REFLEXIONES

LAS TRAMPAS DE LA MEMORIA

 

 

Dacio Medrano

 

Todo el mundo da por sentado que la gente habla muchas tonterías. Asumimos que la cultura de nuestro país, de nuestra ciudad y la de nuestro círculo de amigos y conocidos (especialmente ese círculo) no es más que un cúmulo de clichés y lugares comunes que no significan realmente nada. Que los recuerdos, los rumores y los inventos se amontonan como una masa amorfa que pasa de generación en generación, y cada quien, cuando le llega su turno, repite las cosas que todo el mundo dice y ha dicho durante años.

 

La sabiduría popular nos parece cursi y supersticiosa, perteneciente a una época caduca que no tiene nada que ver con la nuestra. Ese sentimiento de desdén e incredulidad hacia las cosas de la vida que la gente comparte en situaciones cotidianas, como la cola de un banco, una carrera en un taxi o unas arepas de madrugada, es especialmente fuerte cuando uno es joven. La juventud cree que la experiencia no tiene nada que enseñarle y que la gente habla demasiado.

 

Hay algo de cierto en esto, no es necesario esforzarse demasiado para reconocer que el mundo está saturado de estupideces y de palabras manoseadas y desgastadas.
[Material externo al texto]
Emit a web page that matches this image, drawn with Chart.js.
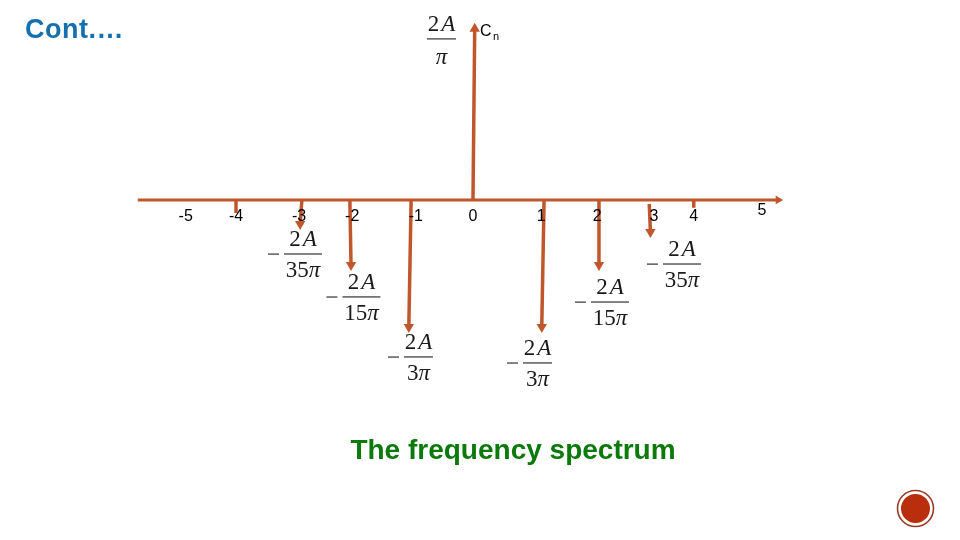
<!DOCTYPE html>
<html><head><meta charset="utf-8">
<style>html,body{margin:0;padding:0;background:#fff}canvas{display:block}</style>
<script src="https://cdn.jsdelivr.net/npm/chart.js@4"></script></head>
<body><canvas id="c" width="960" height="540"></canvas>
<script>
// harmonic stems: position at the axis, position at the tip, start and tip values
const stemBaseX  = [-4.10,-2.96,-2.13,-1.07, 0.00, 1.23, 2.18, 3.05, 3.82];
const stemTipX   = [-4.10,-2.99,-2.11,-1.11, 0.03, 1.19, 2.18, 3.07, 3.82];
const stemStart  = [0,0,0,0,0,0,0,-0.023,0];
const stemTip    = [-0.074,-0.137,-0.37,-0.722,0.972,-0.722,-0.37,-0.182,-0.045];
const stemArrow  = [false,true,true,true,true,true,true,true,false];
// tick labels
const tickLabels = ['-5','-4','-3','-2','-1','0','1','2','3','4','5'];
const tickX      = [-4.97,-4.10,-3.01,-2.09,-0.99,0,1.18,2.15,3.13,3.82,5.0];
const tickY      = [-0.085,-0.085,-0.085,-0.085,-0.085,-0.085,-0.085,-0.085,-0.085,-0.085,-0.051];
// amplitude fractions
const fracDen  = ['35','15','3','','3','15','35'];
const fracNeg  = [true,true,true,false,true,true,true];
const fracX    = [-2.94,-1.93,-0.943,-0.545,1.116,2.37,3.616];
const fracY    = [-0.307,-0.551,-0.892,0.915,-0.926,-0.58,-0.364];
const axisX    = [-5.80,5.28];

const STEM='#c0562b', SANS='"Liberation Sans",Arial,sans-serif', SERIF='"Liberation Serif",serif';

const datasets=[{
  data:[{x:axisX[0],y:0},{x:axisX[1],y:0}],
  borderColor:STEM,backgroundColor:STEM,borderWidth:3,showLine:true,
  pointRadius:[0,5],pointStyle:'triangle',rotation:[0,90],pointBorderWidth:0
}];
stemTip.forEach((v,i)=>datasets.push({
  data:[{x:stemBaseX[i],y:stemStart[i]},{x:stemTipX[i],y:v}],
  borderColor:STEM,backgroundColor:STEM,borderWidth:3.5,showLine:true,
  pointRadius:[0,stemArrow[i]?6:0],pointStyle:'triangle',
  rotation:[0,v<0?180:0],pointBorderWidth:0
}));

function mixed(g,parts,cx,y,gap){
  let w=0;parts.forEach(p=>{g.font=p[1];w+=g.measureText(p[0]).width;});
  w+=gap*(parts.length-1);
  let x=cx-w/2;g.textAlign='left';
  parts.forEach(p=>{g.font=p[1];g.fillText(p[0],x,y);x+=g.measureText(p[0]).width+gap;});
}

const annot={id:'annot',afterDatasetsDraw(ch){
  const g=ch.ctx,sx=ch.scales.x,sy=ch.scales.y;
  g.save();g.textBaseline='middle';g.textAlign='center';g.fillStyle='#000';
  g.font='16px '+SANS;
  tickLabels.forEach((t,i)=>g.fillText(t,sx.getPixelForValue(tickX[i]),sy.getPixelForValue(tickY[i])+1.5));
  // c_n
  g.textAlign='left';g.font='16px '+SANS;g.fillText('C',480,32);
  g.font='11px '+SANS;g.fillText('n',493,37);
  // fractions
  const up='23px '+SERIF,it='italic 23px '+SERIF;
  fracDen.forEach((d,i)=>{
    const x=sx.getPixelForValue(fracX[i]),y=sy.getPixelForValue(fracY[i]);
    const w=d.length>1?38:29;
    g.fillStyle='#333';g.fillRect(x-w/2,y-0.6,w,1.2);
    if(fracNeg[i])g.fillRect(x-w/2-16,y-0.5,11,1.2);
    g.fillStyle='#1a1a1a';
    mixed(g,[['2',up],['A',it]],x,y-14,2);
    mixed(g,d?[[d,up],['π',it]]:[['π',it]],x,y+(d?17:19),0);
  });
  // title & caption
  g.textAlign='left';g.fillStyle='#1570b0';g.font='bold 27px '+SANS;
  g.letterSpacing='0.5px';g.fillText('Cont.…',25,31);g.letterSpacing='0px';
  g.textAlign='center';g.fillStyle='#0b7a0b';g.font='bold 28px '+SANS;g.fillText('The frequency spectrum',513,451);
  // page badge
  g.strokeStyle='#9a3a22';g.lineWidth=1.6;g.beginPath();g.arc(915.5,508.5,18,0,7);g.stroke();
  g.fillStyle='#b92f0e';g.beginPath();g.arc(915.5,508.5,14.5,0,7);g.fill();
  g.restore();
}};

new Chart(document.getElementById('c'),{
  type:'scatter',
  data:{datasets},
  options:{
    responsive:false,animation:false,
    layout:{padding:0,autoPadding:false},
    plugins:{legend:{display:false},tooltip:{enabled:false},title:{display:false}},
    scales:{
      x:{type:'linear',display:false,min:-8.183,max:8.426},
      y:{type:'linear',display:false,min:-1.932,max:1.136}
    }
  },
  plugins:[annot]
});
</script></body></html>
Pero el mayor cliché de todos es creer que no hay algo de verdad en esa sabiduría popular. La edad, que muchas veces es sinónimo de los golpes y de las pruebas que se le ocurren a la vida, te demuestra que detrás de las tonterías recicladas hay grandes verdades que son algo así como el patrimonio del sufrimiento compartido. Entonces cada generación, al parecer irremediablemente, vuelve a comprobarlo todo equivocándose por hacer lo que le da la gana.

 

La ironía, o más bien el chiste cruel, es el tiempo que uno tarda en comprender que quizás NADA vuelva a estar a la altura de aquel viaje a Morrocoy, de las cervezas en el mirador o de los domingos de fútbol con tu viejo, de los chistes internos que sólo tú y otra persona pueden entender, ni del baño en el mar a las seis de la tarde. Tampoco de la canción que define a una persona o a una etapa de tu vida, del gol en el minuto noventa, de un abrazo de tu mamá, de la risa de tus amigos, de una mirada, una despedida, una casualidad o una sorpresa…Y entonces entiendes que la felicidad se parece a eso, a una sucesión de momentos que en la memoria se diluyen en la nostalgia del pasado. De lo que fue y de lo que pudo haber sido.

 

En parte, la clave de la vida pasa por el reconocimiento de esto. De esa verdad fundamental que subyace en la simplicidad de las cosas: la conciencia del tiempo y el descubrimiento de que la vida es lo que es y no lo que uno quiere.

 

Vivir es difícil. Diariamente nos vemos obligados a luchar e improvisar para enfrentar lo que aparece en el camino. Esto nos coloca en desventaja, casi siempre a destiempo. Por eso sabemos qué hacer cuando ya todo ha terminado. Por eso lo que define al presente es la añoranza de algo que no hemos conseguido o de lo que perdimos en algún lugar del recorrido, y miramos hacia atrás escarbando en un pasado transformado en visiones y fantasmas que ya no pueden decirnos nada.

 

La cantidad de minutos y segundos, aunque desmesurada, no es infinita. La vida es hoy, es cada instante, aunque parezca trivial y desechable. En la cotidianidad comienzan a construirse los grandes momentos, aquellos capaces de definirnos. Debemos redescubrir en cada paso el poder de los sueños y del destino. Asumir la responsabilidad, elevarse hasta la altura del reto y hacer un poco de aquello para lo que hemos sido hechos. No des nada por sentado, el tiempo no regresa.